Abdalla, A.A. and Veremieiev, S. and Gaskell, P.H. (2018) 'Steady bilayer channel and free-surface isothermal film flow over topography.', Chemical engineering science., 181 . pp. 215-236.


Two flow configurations, involving bilayers, are explored systematically: through an inclined channel comprised of two planar surfaces in parallel alignment and down an inclined plane. Both liquid layers are assumed to be perfectly immiscible and the lower rigid bounding surface contains locally defined steep-sided topographical features – either a step-up/-down or a trench. A common governing equation-set based on the long-wave approximation and depth-averaging is derived, embodying the more general case of a system of n-layers, and solved numerically.
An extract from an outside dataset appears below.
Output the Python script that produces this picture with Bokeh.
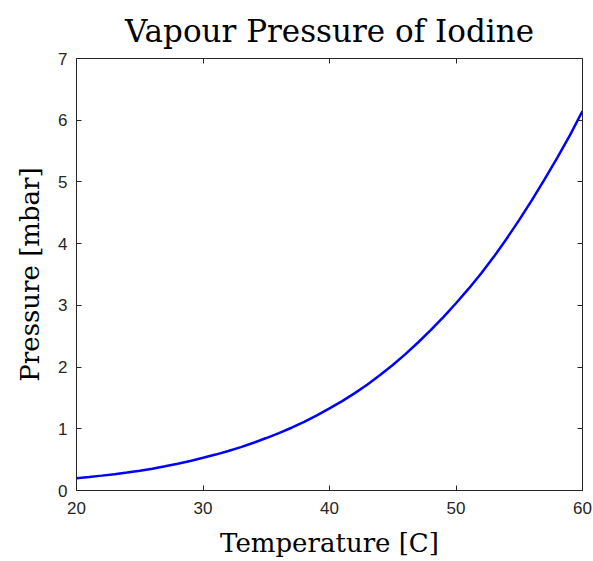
from bokeh.plotting import figure
from bokeh.models import LinearAxis, FixedTicker, ColumnDataSource
from bokeh.embed import file_html
from bokeh.resources import INLINE

temperature_c = [20, 21, 22, 23, 24, 25, 26, 27, 28, 29, 30, 31, 32, 33, 34, 35, 36, 37, 38, 39, 40,
                 41, 42, 43, 44, 45, 46, 47, 48, 49, 50, 51, 52, 53, 54, 55, 56, 57, 58, 59, 60]
pressure_mbar = [0.200, 0.220, 0.241, 0.265, 0.291, 0.320, 0.354, 0.392, 0.433, 0.479, 0.530,
                 0.582, 0.640, 0.703, 0.773, 0.850, 0.930, 1.017, 1.112, 1.216, 1.330,
                 1.449, 1.578, 1.718, 1.870, 2.034, 2.210, 2.398, 2.598, 2.810, 3.034,
                 3.270, 3.520, 3.790, 4.080, 4.385, 4.705, 5.040, 5.390, 5.755, 6.150]
x_ticks = [20, 30, 40, 50, 60]
y_ticks = [0, 1, 2, 3, 4, 5, 6, 7]

src = ColumnDataSource(dict(x=temperature_c, y=pressure_mbar))

AX = "#262626"
SERIF = "DejaVu Serif"
SANS = "Liberation Sans"

p = figure(width=593, height=561, x_range=(20, 60), y_range=(0, 7),
           output_backend="svg", toolbar_location=None,
           min_border_left=76, min_border_right=11, min_border_top=58, min_border_bottom=71,
           title="Vapour Pressure of Iodine")
p.title.text_font = SERIF
p.title.text_font_size = "31px"
p.title.text_font_style = "normal"
p.title.align = "center"
p.title.text_color = "black"
p.title.standoff = 20

p.xgrid.visible = False
p.ygrid.visible = False
p.outline_line_color = None
p.background_fill_color = "white"
p.border_fill_color = "white"

p.line("x", "y", source=src, line_color="#0000FF", line_width=2.5)

def style(ax, ticks, labels=True):
    ax.ticker = FixedTicker(ticks=ticks)
    ax.axis_line_color = AX
    ax.axis_line_width = 1
    ax.major_tick_line_color = AX
    ax.major_tick_in = 5
    ax.major_tick_out = 0
    ax.minor_tick_line_color = None
    ax.major_label_text_font = SANS
    ax.major_label_text_font_size = "17px"
    ax.major_label_text_color = AX
    if not labels:
        ax.major_label_text_alpha = 0
        ax.major_label_text_font_size = "0px"
        ax.major_label_standoff = 0

xa = p.xaxis[0]
style(xa, x_ticks)
xa.axis_label = "Temperature [C]"
xa.axis_label_text_font = SERIF
xa.axis_label_text_font_size = "26px"
xa.axis_label_text_font_style = "normal"
xa.axis_label_text_color = "black"
xa.axis_label_standoff = 11
xa.major_label_standoff = 11

ya = p.yaxis[0]
style(ya, y_ticks)
ya.axis_label = "Pressure [mbar]"
ya.axis_label_text_font = SERIF
ya.axis_label_text_font_size = "26px"
ya.axis_label_text_font_style = "normal"
ya.axis_label_text_color = "black"
ya.axis_label_standoff = 10
ya.major_label_standoff = 9

top = LinearAxis()
style(top, x_ticks, labels=False)
p.add_layout(top, "above")
right = LinearAxis()
style(right, y_ticks, labels=False)
p.add_layout(right, "right")

open("out.html", "w").write(file_html(p, INLINE))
Results for the particular case of flow in a vertically aligned channel are found to be indistinguishable from corresponding solutions in the literature; those for the case of a step-up and non-zero Reynolds number having not been reported hitherto. New to this, the case of flow in a inclined channel is investigated as is the situation when, in horizontal alignment, the channel’s upper planar bounding surface moves with a constant speed inducing a shear flow. Gravity-driven bilayer film flow reveals a number of interesting features dependent on the fluid properties, the Reynolds number and the ratio of the upper to lower liquid layer thickness, with parallels drawn to the practically relevant cascade/slide-coating mode of multi-layer thin-film deposition. In the limit when both layers have identical properties the corresponding equivalent single layer solution is recovered exactly.

Item Type:Article
Full text:(AM) Accepted Manuscript
Available under License - Creative Commons Attribution Non-commercial No Derivatives.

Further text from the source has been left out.